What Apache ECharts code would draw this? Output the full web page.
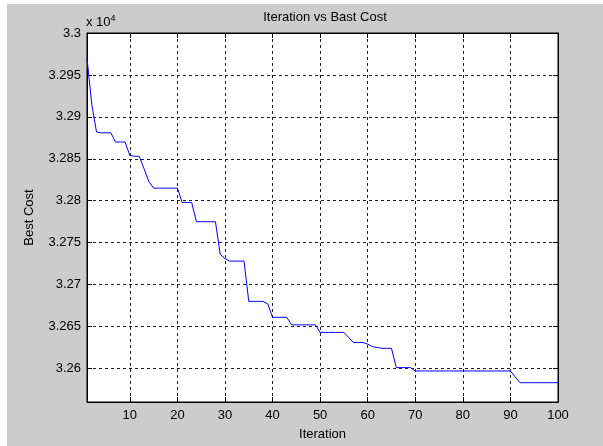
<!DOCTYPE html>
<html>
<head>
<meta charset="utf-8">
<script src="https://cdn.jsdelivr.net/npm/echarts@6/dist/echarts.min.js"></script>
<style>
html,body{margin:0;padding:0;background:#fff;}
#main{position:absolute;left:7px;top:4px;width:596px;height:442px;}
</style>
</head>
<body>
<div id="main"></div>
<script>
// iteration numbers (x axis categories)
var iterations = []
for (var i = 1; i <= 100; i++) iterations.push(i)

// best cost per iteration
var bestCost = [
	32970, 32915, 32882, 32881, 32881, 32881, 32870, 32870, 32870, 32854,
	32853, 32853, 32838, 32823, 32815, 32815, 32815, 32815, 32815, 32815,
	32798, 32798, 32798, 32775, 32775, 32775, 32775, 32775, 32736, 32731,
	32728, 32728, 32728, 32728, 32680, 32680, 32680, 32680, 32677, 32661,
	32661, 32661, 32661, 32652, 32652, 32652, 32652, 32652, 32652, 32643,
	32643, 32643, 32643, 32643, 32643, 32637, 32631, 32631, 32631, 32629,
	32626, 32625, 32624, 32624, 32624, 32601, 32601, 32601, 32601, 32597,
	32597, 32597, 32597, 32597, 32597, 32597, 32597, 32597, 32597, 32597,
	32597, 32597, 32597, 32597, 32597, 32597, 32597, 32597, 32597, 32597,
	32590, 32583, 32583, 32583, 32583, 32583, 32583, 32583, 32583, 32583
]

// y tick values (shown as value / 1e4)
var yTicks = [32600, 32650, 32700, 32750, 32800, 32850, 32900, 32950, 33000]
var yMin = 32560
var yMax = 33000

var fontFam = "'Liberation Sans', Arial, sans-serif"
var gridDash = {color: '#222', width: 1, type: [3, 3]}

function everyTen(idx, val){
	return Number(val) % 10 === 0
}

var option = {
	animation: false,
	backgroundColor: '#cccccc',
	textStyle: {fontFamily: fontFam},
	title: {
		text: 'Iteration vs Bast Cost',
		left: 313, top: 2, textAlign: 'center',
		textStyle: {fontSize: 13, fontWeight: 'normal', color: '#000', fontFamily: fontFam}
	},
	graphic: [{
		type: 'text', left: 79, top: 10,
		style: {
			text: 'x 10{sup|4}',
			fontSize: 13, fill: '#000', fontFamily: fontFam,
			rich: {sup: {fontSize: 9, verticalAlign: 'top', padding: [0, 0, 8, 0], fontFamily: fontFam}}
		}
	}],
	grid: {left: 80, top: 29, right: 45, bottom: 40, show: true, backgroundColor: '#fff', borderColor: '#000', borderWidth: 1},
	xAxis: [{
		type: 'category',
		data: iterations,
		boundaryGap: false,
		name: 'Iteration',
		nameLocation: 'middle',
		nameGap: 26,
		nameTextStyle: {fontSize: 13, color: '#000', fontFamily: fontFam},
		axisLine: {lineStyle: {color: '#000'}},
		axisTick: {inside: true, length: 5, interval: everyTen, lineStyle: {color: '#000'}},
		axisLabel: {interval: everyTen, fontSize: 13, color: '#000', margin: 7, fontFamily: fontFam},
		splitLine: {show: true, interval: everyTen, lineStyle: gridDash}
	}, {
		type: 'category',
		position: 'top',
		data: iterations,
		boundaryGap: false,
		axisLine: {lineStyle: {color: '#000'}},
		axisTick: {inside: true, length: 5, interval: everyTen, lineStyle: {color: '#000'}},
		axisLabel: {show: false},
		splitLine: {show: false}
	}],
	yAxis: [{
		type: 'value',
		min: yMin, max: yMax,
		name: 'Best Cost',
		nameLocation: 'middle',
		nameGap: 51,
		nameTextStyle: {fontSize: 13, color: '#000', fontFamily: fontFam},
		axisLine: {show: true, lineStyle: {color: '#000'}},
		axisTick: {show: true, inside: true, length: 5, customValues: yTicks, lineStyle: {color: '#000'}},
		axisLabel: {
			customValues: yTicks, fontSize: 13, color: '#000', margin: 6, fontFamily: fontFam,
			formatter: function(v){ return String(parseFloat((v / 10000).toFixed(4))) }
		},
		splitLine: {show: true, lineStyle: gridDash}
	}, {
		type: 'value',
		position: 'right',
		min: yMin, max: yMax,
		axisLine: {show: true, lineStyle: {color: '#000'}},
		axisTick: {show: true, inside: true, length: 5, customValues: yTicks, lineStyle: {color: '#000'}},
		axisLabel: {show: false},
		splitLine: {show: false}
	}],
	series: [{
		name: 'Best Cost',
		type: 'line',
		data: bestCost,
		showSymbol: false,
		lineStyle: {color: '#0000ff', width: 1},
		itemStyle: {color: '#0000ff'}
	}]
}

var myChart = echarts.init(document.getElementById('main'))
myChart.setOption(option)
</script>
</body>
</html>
══════════════════════════════
**Your task**
Transcribe all of the material exactly, leaving out whatever pictures it contains.

**Answer to the task**
What Apache ECharts code would draw this? Output the full web page.
<!DOCTYPE html>
<html>
<head>
<meta charset="utf-8">
<script src="https://cdn.jsdelivr.net/npm/echarts@6/dist/echarts.min.js"></script>
<style>
html,body{margin:0;padding:0;background:#fff;}
#main{position:absolute;left:7px;top:4px;width:596px;height:442px;}
</style>
</head>
<body>
<div id="main"></div>
<script>
// iteration numbers (x axis categories)
var iterations = []
for (var i = 1; i <= 100; i++) iterations.push(i)

// best cost per iteration
var bestCost = [
	32970, 32915, 32882, 32881, 32881, 32881, 32870, 32870, 32870, 32854,
	32853, 32853, 32838, 32823, 32815, 32815, 32815, 32815, 32815, 32815,
	32798, 32798, 32798, 32775, 32775, 32775, 32775, 32775, 32736, 32731,
	32728, 32728, 32728, 32728, 32680, 32680, 32680, 32680, 32677, 32661,
	32661, 32661, 32661, 32652, 32652, 32652, 32652, 32652, 32652, 32643,
	32643, 32643, 32643, 32643, 32643, 32637, 32631, 32631, 32631, 32629,
	32626, 32625, 32624, 32624, 32624, 32601, 32601, 32601, 32601, 32597,
	32597, 32597, 32597, 32597, 32597, 32597, 32597, 32597, 32597, 32597,
	32597, 32597, 32597, 32597, 32597, 32597, 32597, 32597, 32597, 32597,
	32590, 32583, 32583, 32583, 32583, 32583, 32583, 32583, 32583, 32583
]

// y tick values (shown as value / 1e4)
var yTicks = [32600, 32650, 32700, 32750, 32800, 32850, 32900, 32950, 33000]
var yMin = 32560
var yMax = 33000

var fontFam = "'Liberation Sans', Arial, sans-serif"
var gridDash = {color: '#222', width: 1, type: [3, 3]}

function everyTen(idx, val){
	return Number(val) % 10 === 0
}

var option = {
	animation: false,
	backgroundColor: '#cccccc',
	textStyle: {fontFamily: fontFam},
	title: {
		text: 'Iteration vs Bast Cost',
		left: 313, top: 2, textAlign: 'center',
		textStyle: {fontSize: 13, fontWeight: 'normal', color: '#000', fontFamily: fontFam}
	},
	graphic: [{
		type: 'text', left: 79, top: 10,
		style: {
			text: 'x 10{sup|4}',
			fontSize: 13, fill: '#000', fontFamily: fontFam,
			rich: {sup: {fontSize: 9, verticalAlign: 'top', padding: [0, 0, 8, 0], fontFamily: fontFam}}
		}
	}],
	grid: {left: 80, top: 29, right: 45, bottom: 40, show: true, backgroundColor: '#fff', borderColor: '#000', borderWidth: 1},
	xAxis: [{
		type: 'category',
		data: iterations,
		boundaryGap: false,
		name: 'Iteration',
		nameLocation: 'middle',
		nameGap: 26,
		nameTextStyle: {fontSize: 13, color: '#000', fontFamily: fontFam},
		axisLine: {lineStyle: {color: '#000'}},
		axisTick: {inside: true, length: 5, interval: everyTen, lineStyle: {color: '#000'}},
		axisLabel: {interval: everyTen, fontSize: 13, color: '#000', margin: 7, fontFamily: fontFam},
		splitLine: {show: true, interval: everyTen, lineStyle: gridDash}
	}, {
		type: 'category',
		position: 'top',
		data: iterations,
		boundaryGap: false,
		axisLine: {lineStyle: {color: '#000'}},
		axisTick: {inside: true, length: 5, interval: everyTen, lineStyle: {color: '#000'}},
		axisLabel: {show: false},
		splitLine: {show: false}
	}],
	yAxis: [{
		type: 'value',
		min: yMin, max: yMax,
		name: 'Best Cost',
		nameLocation: 'middle',
		nameGap: 51,
		nameTextStyle: {fontSize: 13, color: '#000', fontFamily: fontFam},
		axisLine: {show: true, lineStyle: {color: '#000'}},
		axisTick: {show: true, inside: true, length: 5, customValues: yTicks, lineStyle: {color: '#000'}},
		axisLabel: {
			customValues: yTicks, fontSize: 13, color: '#000', margin: 6, fontFamily: fontFam,
			formatter: function(v){ return String(parseFloat((v / 10000).toFixed(4))) }
		},
		splitLine: {show: true, lineStyle: gridDash}
	}, {
		type: 'value',
		position: 'right',
		min: yMin, max: yMax,
		axisLine: {show: true, lineStyle: {color: '#000'}},
		axisTick: {show: true, inside: true, length: 5, customValues: yTicks, lineStyle: {color: '#000'}},
		axisLabel: {show: false},
		splitLine: {show: false}
	}],
	series: [{
		name: 'Best Cost',
		type: 'line',
		data: bestCost,
		showSymbol: false,
		lineStyle: {color: '#0000ff', width: 1},
		itemStyle: {color: '#0000ff'}
	}]
}

var myChart = echarts.init(document.getElementById('main'))
myChart.setOption(option)
</script>
</body>
</html>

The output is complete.